Gone in a puff of feathers
I left Austin for the weekend on a weird note. Consider the following:
- While checking my oil at Exxon a couple of bums at the bus stop in front of Randall’s got into a fist fight. From a distance it appeared that the shirtless one was defending the honor of the obese woman who normally panhandles with the sign that testifies to her hunger, which I always find ironic since she has clearly not missed a meal. I smiled to myself thinking it was a mutual drunken slugfest, however a guy from the Taco Bell ran across the road with a golf club to rescue one of the dingy bums, who appeared to be on the defensive. Then I felt bad for laughing since the golf club guy had clearly interpreted the situation in a more sympathetic fashion. Maybe instead of a mutual slugfest it was in fact a case of one homeless guy getting his butt kicked by another who was just jealous about the obese woman? I will never know the details. As I left three of Austin’s finest rolled up to buttonhole the shirtless guy.

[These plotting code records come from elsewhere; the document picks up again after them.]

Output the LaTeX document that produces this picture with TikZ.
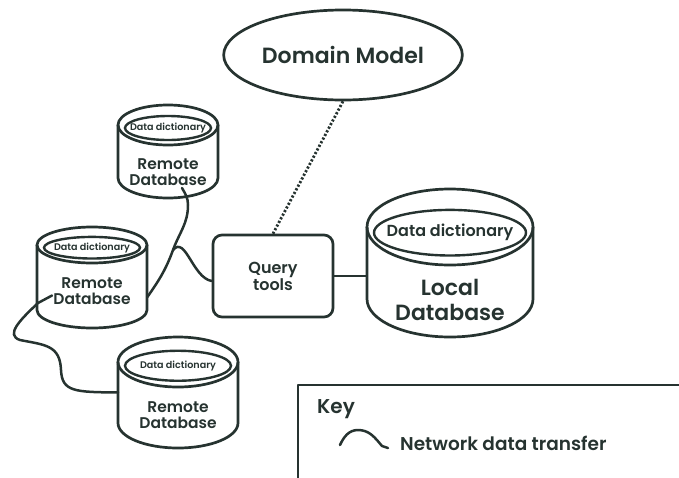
\documentclass[tikz,border=0pt]{standalone}
\usepackage{fontspec}
\setmainfont{Poppins}[UprightFont=* SemiBold]
\usepackage{tikz}
\usetikzlibrary{shapes.geometric}
\definecolor{ink}{HTML}{263330}

\begin{document}
\begin{tikzpicture}[
  x=1pt, y=1pt, color=ink,
  dbline/.style={line width=2.7pt, line join=round},
  wire/.style={line width=2.5pt, line cap=round, line join=round},
  dotline/.style={line width=2.8pt, dash pattern=on 2.2pt off 1.9pt},
  ddict/.style={draw, ellipse, inner sep=0pt, line width=2.4pt},
  ddfont/.style={font=\fontsize{9.6}{11}\selectfont},
  dblabel/.style={align=center, inner sep=0pt, font=\fontsize{15.5}{16}\selectfont},
  pics/dbase/.style n args={5}{code={
    \draw[dbline] (-#1,0) -- (-#1,-#3) arc[start angle=180, end angle=360, x radius=#1, y radius=#2] -- (#1,0);
    \draw[dbline] (0,0) ellipse[x radius=#1, y radius=#2];
    \node[ddict, minimum width=2*#1pt-14pt, minimum height=1.2*#2pt, label={[ddfont, inner sep=0pt]center:Data dictionary}] (-dd) at (0,-0.15*#2) {};
    \node[inner sep=0pt, outer sep=0pt, minimum width=2*#1pt, minimum height=#3pt] (-body) at (0,-0.5*#3) {};
    \node[dblabel] (-lbl) at (0,-#4) {#5};
  }}
]
  \useasboundingbox (0,0) rectangle (679,-477);
  \clip (0,0) rectangle (679,-477);

  % model and query tools
  \node[draw, ellipse, dbline, minimum width=194pt, minimum height=90pt, font=\fontsize{22}{24}\selectfont] (dm) at (343,-55) {Domain Model};
  \node[draw, dbline, rounded corners=9pt, minimum width=120pt, minimum height=82pt, align=center, font=\fontsize{16}{17}\selectfont] (query) at (273,-276) {Query\\tools};

  % databases
  \pic (rdbA) at (168,-125) {dbase={50}{20}{53}{47}{Remote\\Database}};
  \pic (rdbB) at (92,-245) {dbase={55}{18}{65}{46}{Remote\\Database}};
  \pic (rdbC) at (178,-362) {dbase={60}{25}{61}{53}{Remote\\Database}};
  \pic[ddfont/.style={font=\fontsize{16}{18}\selectfont}, dblabel/.style={align=center, inner sep=0pt, font=\fontsize{22}{25}\selectfont}]
    (ldb) at (450,-227) {dbase={83}{38}{72}{73}{Local\\Database}};

  % links
  \draw[dotline] (dm.south) -- (query.north);
  \draw[dbline] (query.east) -- (query.east -| ldb-body.west);

  \coordinate (jn) at (173,-250);
  \draw[wire] ([shift={(14,-10)}]rdbA-body.south) to[out=-60,in=90] (188,-205) to[out=-90,in=70] (jn) to[out=-110,in=55] ([yshift=-20pt]rdbB-body.east);
  \draw[wire] (jn) to[out=50,in=170] ([yshift=-5pt]query.west);
  \draw[wire] ([shift={(-40,-18)}]rdbB-body.center) -- (38,-303) .. controls (20,-320) and (5,-335) .. (20,-340) .. controls (45,-345) and (60,-345) .. (61,-370) .. controls (62,-392) and (75,-392) .. (rdbC-body.west);

  % key
  \draw[dbline] (298,-385) rectangle (700,-500);
  \node[anchor=base west, inner sep=0pt, font=\fontsize{20}{22}\selectfont] (keyttl) at (317,-413) {Key};
  \node[anchor=base west, inner sep=0pt, font=\fontsize{18.5}{20}\selectfont] (keytxt) at (400,-450) {Network data transfer};
  \coordinate (kwa) at (340,-445);
  \coordinate (kwb) at (388,-448);
  \draw[wire] (kwa) to[out=65,in=180] (358,-430) to[out=0,in=130] (382,-446) -- (kwb);
\end{tikzpicture}
\end{document}
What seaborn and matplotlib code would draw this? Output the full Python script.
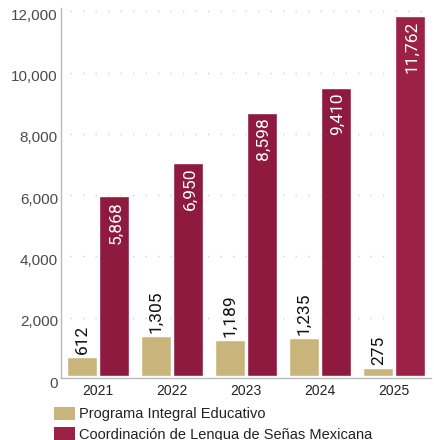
import matplotlib
matplotlib.use("Agg")
import matplotlib.pyplot as plt
import matplotlib.transforms as mtrans
from matplotlib import font_manager
from matplotlib.patches import Patch
import seaborn as sns
import pandas as pd

years = ["2021", "2022", "2023", "2024", "2025"]
series_names = ["Programa Integral Educativo", "Coordinación de Lengua de Señas Mexicana"]
programa = [612, 1305, 1189, 1235, 275]
coordinacion = [5868, 6950, 8598, 9410, 11762]
yticks = [0, 2000, 4000, 6000, 8000, 10000, 12000]

TAN = "#C9B57C"
MAROON = "#8E1A40"
MAROON_LAST = "#9C2146"

df = pd.DataFrame({
    "year": years * 2,
    "serie": [series_names[0]] * len(years) + [series_names[1]] * len(years),
    "value": programa + coordinacion,
})

sns.set_theme(style="white")
plt.rcParams["font.family"] = ["Liberation Sans", "DejaVu Sans"]

installed = {f.name for f in font_manager.fontManager.ttflist}
narrow = "Liberation Sans Narrow" if "Liberation Sans Narrow" in installed else "Liberation Sans"
ysize = 13 if narrow == "Liberation Sans Narrow" else 11

fig = plt.figure(figsize=(4.35, 4.4), dpi=100)
ax = fig.add_axes([61 / 435, 1 - 378 / 440, 370 / 435, (378 - 8.4) / 440])

sns.barplot(data=df, x="year", y="value", hue="serie", order=years,
            hue_order=series_names, palette=[TAN, MAROON],
            width=0.851, gap=0.05, saturation=1, ax=ax, legend=False)

ax.containers[1][4].set_facecolor(MAROON_LAST)

ax.set_xlim(-0.5, 4.5)
ax.set_ylim(-65, 12000)
ax.set_xlabel("")
ax.set_ylabel("")

# gridlines (slightly offset as in the reference)
goff = mtrans.ScaledTranslation(0, -3 / 100, fig.dpi_scale_trans)
for t in yticks[1:]:
    ax.plot([0.025, 1], [t, t], transform=ax.get_yaxis_transform() + goff,
            color="#d0d0d0", lw=1, ls=(0, (1, 8)), zorder=0)

# y tick labels as text with offset
ax.set_yticks(yticks)
ax.set_yticklabels([])
ax.tick_params(axis="y", length=0)
loff = mtrans.ScaledTranslation(-3 / 100, -7.5 / 100, fig.dpi_scale_trans)
for t in yticks:
    ax.text(0, t, f"{t:,}", transform=ax.get_yaxis_transform() + loff,
            ha="right", va="center", fontsize=ysize, color="#4a4a4a", family=narrow)

ax.set_xticks(range(len(years)))
ax.set_xticklabels(years, fontsize=10, color="#222222")
ax.tick_params(axis="x", length=0, pad=4)
ax.set_xticks([0.5, 1.5, 2.5, 3.5], minor=True)
ax.tick_params(axis="x", which="minor", direction="in", length=5, width=1, color="#cccccc")

for side in ["top", "right"]:
    ax.spines[side].set_visible(False)
for side in ["left", "bottom"]:
    ax.spines[side].set_color("#bbbbbb")
    ax.spines[side].set_linewidth(1)

# value labels
for patch, v in zip(ax.containers[0], programa):
    ax.annotate(f"{v:,}", (patch.get_x() + patch.get_width() / 2, patch.get_height()),
                xytext=(0, 2), textcoords="offset points", rotation=90,
                ha="center", va="bottom", fontsize=12.5, color="#111111", family="Roboto")
for patch, v in zip(ax.containers[1], coordinacion):
    ax.annotate(f"{v:,}", (patch.get_x() + patch.get_width() / 2, patch.get_height()),
                xytext=(1.5, -3.5), textcoords="offset points", rotation=90,
                ha="center", va="top", fontsize=12.5, color="white", family="Roboto")

# legend
handles = [Patch(facecolor=TAN, edgecolor="none"), Patch(facecolor=MAROON_LAST, edgecolor="none")]
fig.legend(handles, series_names, loc="upper left", bbox_to_anchor=(54 / 435, 1 - 407 / 440),
           frameon=False, fontsize=10.5, handlelength=1.44, handleheight=0.96,
           handletextpad=0.27, labelspacing=0.4, borderpad=0, borderaxespad=0,
           labelcolor="#222222")

fig.savefig("out.png", dpi=100)
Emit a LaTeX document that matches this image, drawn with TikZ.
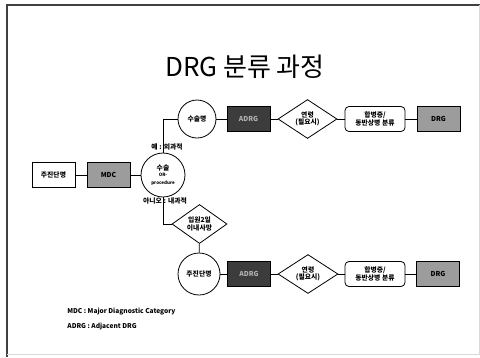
\documentclass[tikz,border=0pt]{standalone}
\usepackage{fontspec}
\setmainfont{Noto Sans CJK KR}
\usetikzlibrary{shapes.geometric}
\definecolor{midgray}{HTML}{9C9C9C}
\definecolor{darkfill}{HTML}{3C3C3C}
\newcommand\tinytxt[1]{{\fontsize{4.5}{5}\selectfont\bfseries #1}}
\begin{document}
\begin{tikzpicture}[x=1pt, y=-1pt, line width=0.8pt,
  every node/.style={font=\fontsize{6.8}{7.6}\selectfont\bfseries, align=center, inner sep=0pt},
  stepbox/.style={draw, minimum width=43pt, minimum height=25pt},
  graybox/.style={stepbox, fill=midgray},
  darkbox/.style={stepbox, fill=darkfill, text=black!30},
  roundbox/.style={stepbox, minimum width=60pt, rounded corners=4pt},
  circ/.style={draw, circle},
  decide/.style={draw, diamond, minimum width=59pt, minimum height=32pt}]
  \useasboundingbox (0,0) rectangle (480,357);
  % frame
  \draw[line width=1.3pt, black!75] (7,357) -- (7,5) -- (480,5);
  \draw[black!15] (479,5) -- (479,354) -- (7,354);
  \node[font=\fontsize{26}{30}\selectfont] (title) at (245,67) {DRG 분류 과정};
  % main line
  \node[stepbox] (dx) at (53.5,175) {주진단명};
  \node[graybox] (mdc) at (108.5,175) {MDC};
  \node[circ, minimum size=44pt] (surg) at (163,175)
    {수술\\[-1pt]\tinytxt{OR-}\\\tinytxt{procedure}};
  % surgical branch
  \node[circ, minimum size=38pt] (opname) at (197,119) {수술명};
  \node[darkbox] (adrgA) at (248.5,119) {ADRG};
  \node[decide] (ageA) at (307.5,119) {연령\\(필요시)};
  \node[roundbox] (ccA) at (375,119) {합병증/\\동반상병 분류};
  \node[graybox] (drgA) at (438.5,119) {DRG};
  % medical branch
  \node[decide, minimum width=55pt, minimum height=37pt] (death) at (199.5,224) {입원2일\\이내사망};
  \node[circ, minimum size=42pt] (dxB) at (199,274) {주진단명};
  \node[darkbox] (adrgB) at (249,274) {ADRG};
  \node[decide, minimum width=60pt] (ageB) at (308,274) {연령\\(필요시)};
  \node[roundbox] (ccB) at (375,274) {합병증/\\동반상병 분류};
  \node[graybox] (drgB) at (438,274) {DRG};
  % connectors
  \draw (dx) -- (mdc) -- (surg);
  \draw (surg.north) |- (opname);
  \draw (surg.south) |- (death);
  \draw (opname) -- (adrgA) -- (ageA) -- (ccA) -- (drgA);
  \draw (death) -- (dxB);
  \draw (dxB) -- (adrgB) -- (ageB) -- (ccB) -- (drgB);
  \node (yes) at (167,147) {예 : 외과적};
  \node (no) at (165,201) {아니오 : 내과적};
  % legend
  \node[anchor=west, font=\fontsize{6.6}{8}\selectfont\bfseries] (key1) at (67,312) {MDC : Major Diagnostic Category};
  \node[anchor=west, font=\fontsize{6.6}{8}\selectfont\bfseries] (key2) at (67,326) {ADRG : Adjacent DRG};
\end{tikzpicture}
\end{document}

- Not five minutes later I was rolling down 183 at 80 mph. I spotted a pigeon, which appeared to be slowing down to land in my lane, the middle lane. I thought, it won’t land because it will see all these cars approaching. Nope. I tried to change into the left lane without swerving since it’s easy to lose control at those speeds, however I smacked the pigeon with a thunk on the right headlight. In the rear view, I saw a puff of feathers and the dead pigeon roll off to the next lane. Dang.